On ne manque pas d’air !
La vibration se propage vers l’instrument à partir du centre du son, que l’on apprend à localiser et à ressentir en observant sa respiration naturelle : nous baignons dans l’air environnant, que notre corps ingère spontanément lors de l’inspiration, grâce à l’action spontanée du diaphragme entraînant alors les muscles qui l’entourent.
Pendant cette phase d’inspiration, afin de garantir la plénitude du son à venir, il ne faut pas emmagasiner plus d’air que ce que le corps en obtient par le fonctionnement naturel du diaphragme : en d’autres termes, ne surtout pas vouloir prendre de l’air, comme le montre Alfred Tomatis dans L’oreille et la voix.
“Mais comment s’y prend-on, en l’occurrence, pour aborder le problème, à l’envers ? Tout bonnement en analysant la respiration normale.”
“Il faut “prendre“ certes de l’air, mais de manière confortable, sans plus. Puis il faut savoir distribuer cet air, en régler le débit avec le minimum de pression, comme pour caresser les cordes vocales. Celles-ci, quant à elles, se mettent alors à vibrer et à exciter la colonne osseuse qui, de son côté, se met à chanter.”
Alfred Tomatis, L’oreille et la voix
“L’idée la plus délicate à comprendre est que l’instrumentiste, lors de l’inspiration, doit LÂCHER son diaphragme…en d’autres termes, ne pas le contrôler, ce qui l’empêcherait de travailler par lui-même.
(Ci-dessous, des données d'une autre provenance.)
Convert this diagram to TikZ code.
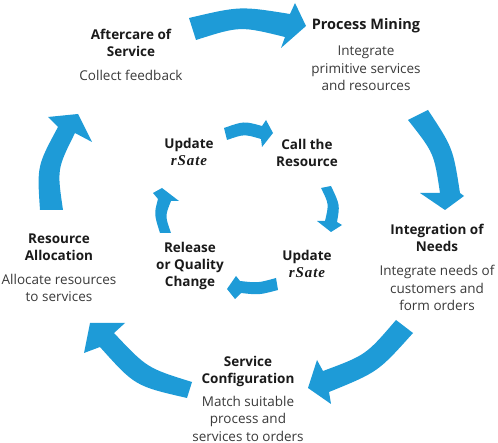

Avoir, même simplement en pensée, un impact volontaire sur ce muscle, c’est automatiquement limiter son action.”
Dr Delphine Olivier-Bonfils, La respiration diaphragmatique – Article publié dans le Journal de l’Association française du Cor 2000 n° 78
on chante à l’air libre
En résumé,
- le fait de vouloir prendre de l’air provoquerait des contractions qui altèreraient la richesse de la vibration interne (le spectre sonore) ;
- ces contractions parasites perturberaient la colonne de son : on ne serait plus “assis“ sur l’air ;
- du même coup, un surplus d’énergie serait consommé à mauvais escient par ces contractions pendant le discours musical, jusqu’à l’inspiration suivante, ce qui réduirait du même coup sa durée et sa maîtrise.
“Encore une fois, nous rappelons que tout est fondé ici sur l’effort à observer pour éviter l’effort. (…) En réalité, le fait de chanter et de chanter bien réintroduit la découverte d’une respiration vraie, calme, non stressée, d’un véritable rythme physiologique.”
“Certes, tous ces mouvements et gestes sont également d’origine musculaire. Mais ils répondent en fait à l’ensemble antagoniste des muscles de poussée.”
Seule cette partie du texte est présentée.